INSTRUCTION —
Quote from the first line below through the line that contains "const threshold = 7000;", both included, and leave the pictures out.

SUPPLIED DATA —
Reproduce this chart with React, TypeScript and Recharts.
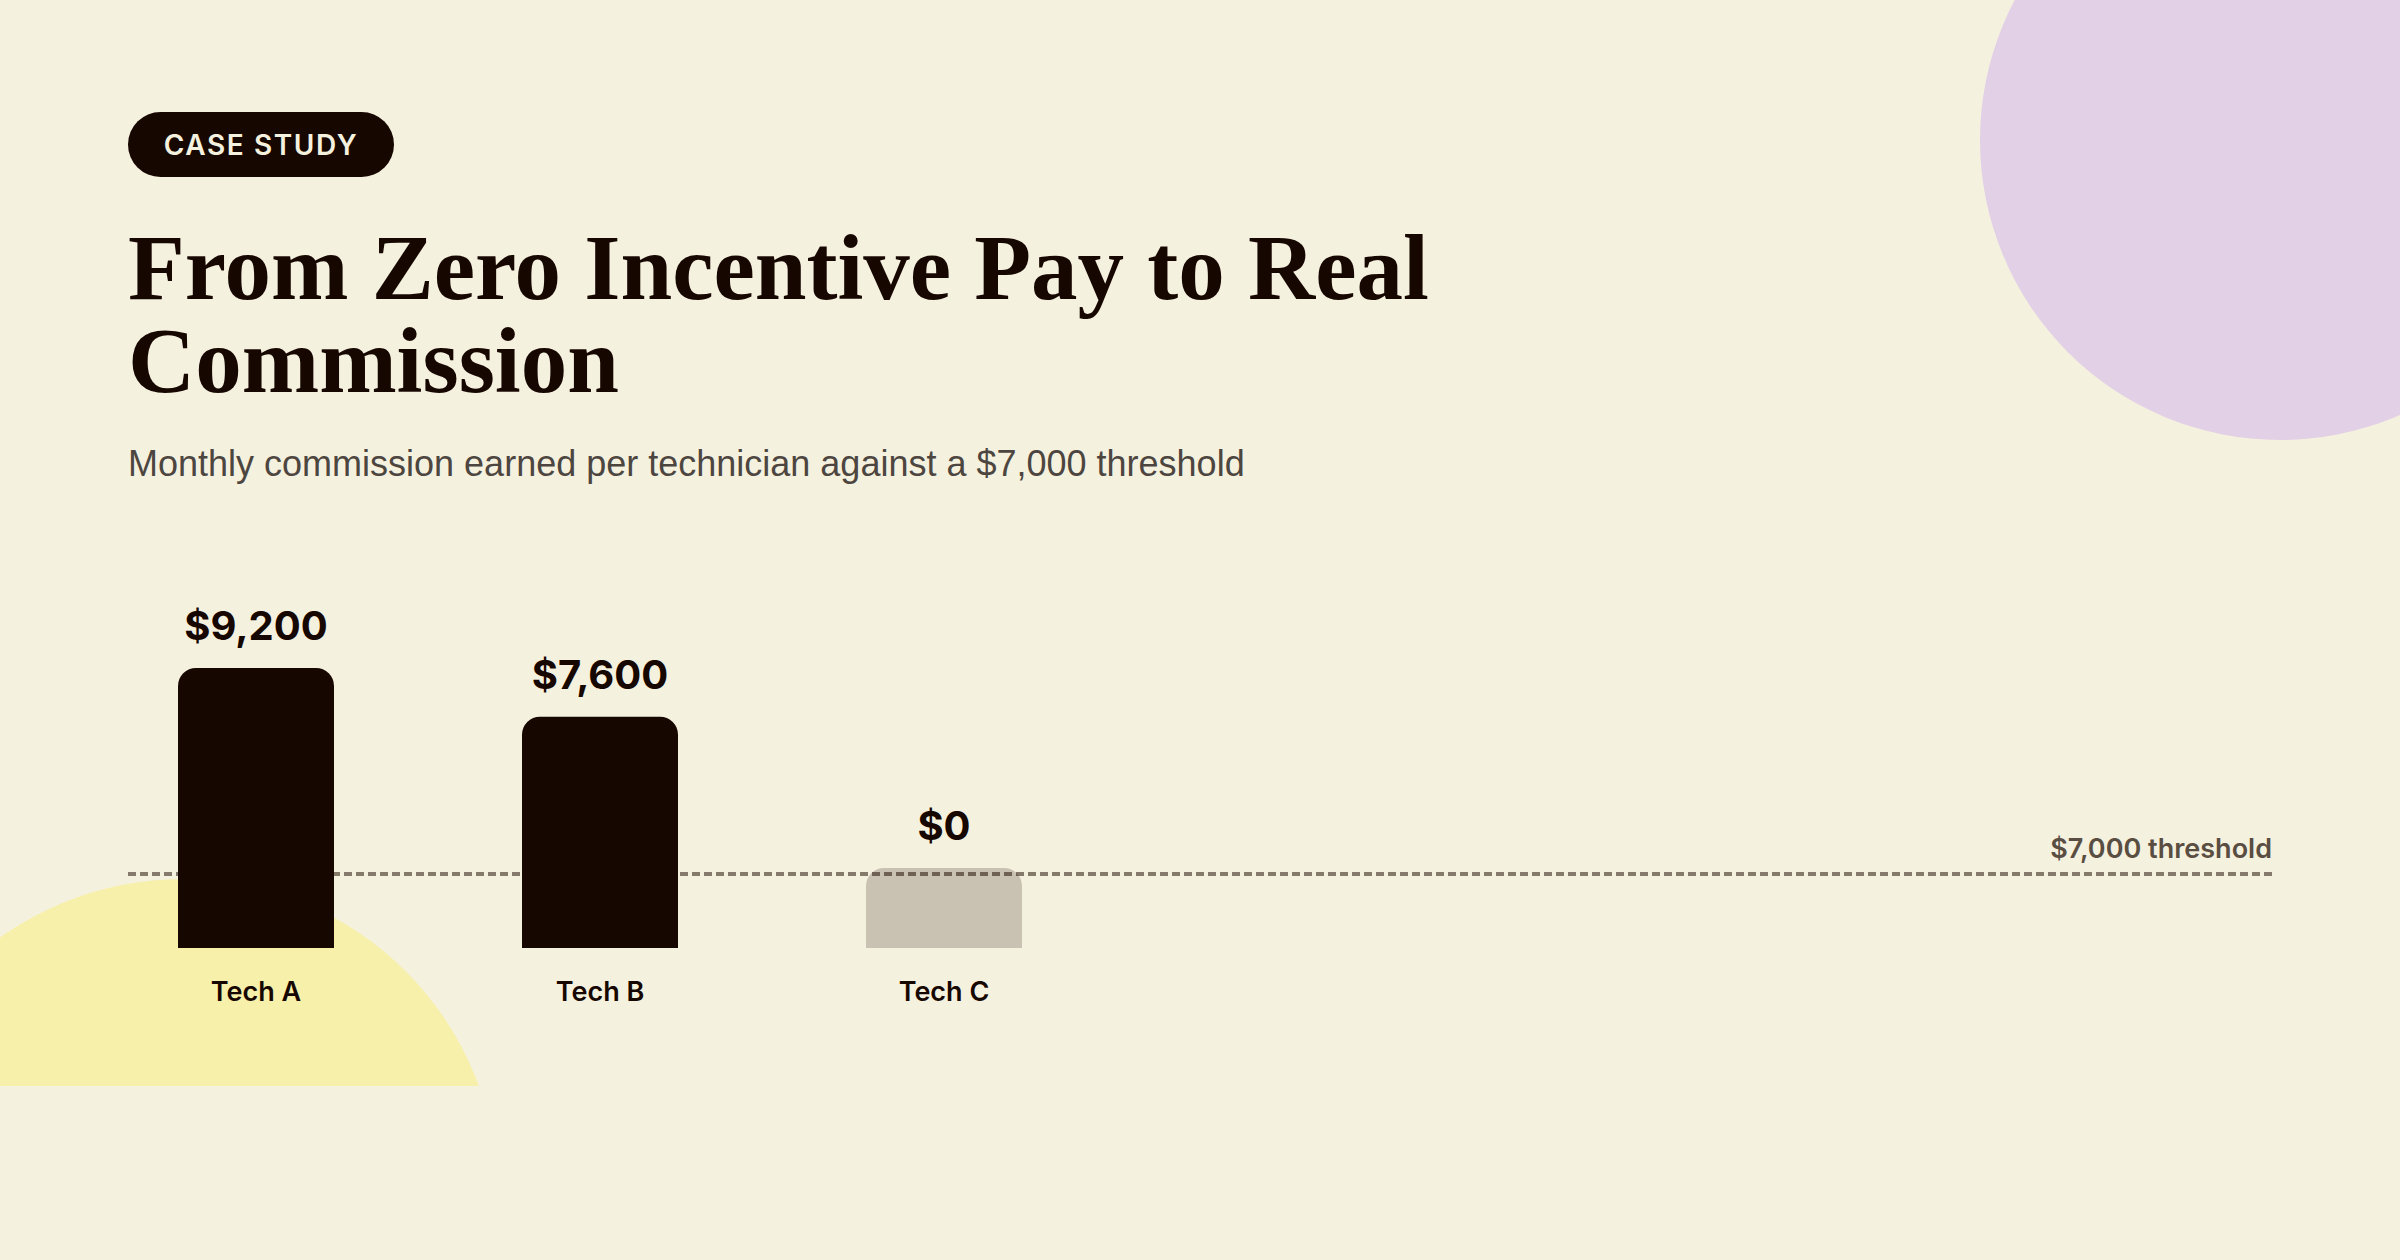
import { BarChart, Bar, XAxis, YAxis, ReferenceLine, LabelList, Cell } from "recharts";

const technicians = ["Tech A", "Tech B", "Tech C"];
const monthlyCommission = [9200, 7600, 0];
const threshold = 7000;

const data = technicians.map((name, i) => ({ name, commission: monthlyCommission[i] }));

const CREAM = "#f5f1df";
const INK = "#170701";
const DASH = "#857a6b";
const SANS = "Inter, 'Noto Sans', sans-serif";

// the threshold marker sits on its own hidden scale
const THRESHOLD_AXIS_MAX = 26500;

function formatMoney(v: number): string {
  return `$${v.toLocaleString("en-US")}`;
}

const TechTick = ({ x, y, payload }: { x: number; y: number; payload: { value: string } }) => (
  <text
    x={x}
    y={y + 53}
    textAnchor="middle"
    fill={INK}
    fontSize={27}
    fontWeight={600}
    fontFamily={SANS}
  >
    {payload.value}
  </text>
);

const ThresholdLabel = ({ viewBox }: { viewBox?: { x: number; y: number; width: number } }) => {
  if (!viewBox) return null;
  return (
    <text
      x={viewBox.x + viewBox.width}
      y={viewBox.y - 16}
      textAnchor="end"
      fill="#5a4d42"
      fontSize={27}
      fontWeight={600}
      fontFamily={SANS}
    >
      {formatMoney(threshold)} threshold
    </text>
  );
};

export default function App() {
  return (
    <div
      style={{
        position: "absolute",
        left: 0,
        top: 0,
        width: 2400,
        height: 1260,
        overflow: "hidden",
        background: CREAM,
      }}
    >
      {/* decorative blobs */}
      <div
        style={{
          position: "absolute",
          left: 1980,
          top: -160,
          width: 600,
          height: 600,
          borderRadius: "50%",
          background: "#e2d0e6",
        }}
      />
      <div style={{ position: "absolute", left: 0, top: 0, width: 2400, height: 1086, overflow: "hidden" }}>
        <div
          style={{
            position: "absolute",
            left: 183 - 315,
            top: 1194 - 315,
            width: 630,
            height: 630,
            borderRadius: "50%",
            background: "#f7f0aa",
          }}
        />
      </div>

      <div
        style={{
          position: "absolute",
          left: 128,
          top: 112,
          width: 266,
          height: 65,
          borderRadius: 33,
          background: INK,
          color: CREAM,
          fontFamily: SANS,
          fontSize: 28,
          fontWeight: 600,
          letterSpacing: 1.6,
          display: "flex",
          alignItems: "center",
          justifyContent: "center",
        }}
      >
        CASE STUDY
      </div>

      <div
        style={{
          position: "absolute",
          left: 128,
          top: 221,
          width: 1500,
          fontFamily: "'Liberation Serif', serif",
          fontSize: 93,
          fontWeight: 700,
          lineHeight: "93px",
          color: INK,
        }}
      >
        From Zero Incentive Pay to Real Commission
      </div>

      <div
        style={{
          position: "absolute",
          left: 128,
          top: 446,
          fontFamily: "'Liberation Sans', Arial, sans-serif",
          fontSize: 36,
          lineHeight: "36px",
          color: "#4d4640",
          whiteSpace: "nowrap",
        }}
      >
        Monthly commission earned per technician against a {formatMoney(threshold)} threshold
      </div>

      <div style={{ position: "absolute", left: 0, top: 560 }}>
        <BarChart
          width={2400}
          height={500}
          data={data}
          margin={{ top: 108, right: 128, bottom: 52, left: 128 }}
        >
          <XAxis
            dataKey="name"
            height={60}
            axisLine={false}
            tickLine={false}
            tickSize={0}
            tickMargin={0}
            interval={0}
            padding={{ left: -44, right: 1156 }}
            tick={TechTick}
          />
          <YAxis hide domain={[0, 9200]} allowDataOverflow />
          <YAxis yAxisId="threshold" hide domain={[0, THRESHOLD_AXIS_MAX]} allowDataOverflow />
          <ReferenceLine
            yAxisId="threshold"
            y={threshold}
            stroke={DASH}
            strokeWidth={4}
            strokeDasharray="8 4"
            zIndex={100}
            label={<ThresholdLabel />}
          />
          <Bar
            dataKey="commission"
            barSize={156}
            radius={[18, 18, 0, 0]}
            minPointSize={80}
            isAnimationActive={false}
          >
            {data.map((d) => (
              <Cell
                key={d.name}
                fill={INK}
                fillOpacity={d.commission > 0 ? 1 : 0.2}
              />
            ))}
            <LabelList
              dataKey="commission"
              position="top"
              offset={28}
              formatter={(v: number) => formatMoney(v)}
              fill={INK}
              fontSize={40}
              fontWeight={700}
              fontFamily={SANS}
            />
          </Bar>
        </BarChart>
      </div>
    </div>
  );
}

CORRECT OUTPUT —
Reproduce this chart with React, TypeScript and Recharts.
import { BarChart, Bar, XAxis, YAxis, ReferenceLine, LabelList, Cell } from "recharts";

const technicians = ["Tech A", "Tech B", "Tech C"];
const monthlyCommission = [9200, 7600, 0];
const threshold = 7000;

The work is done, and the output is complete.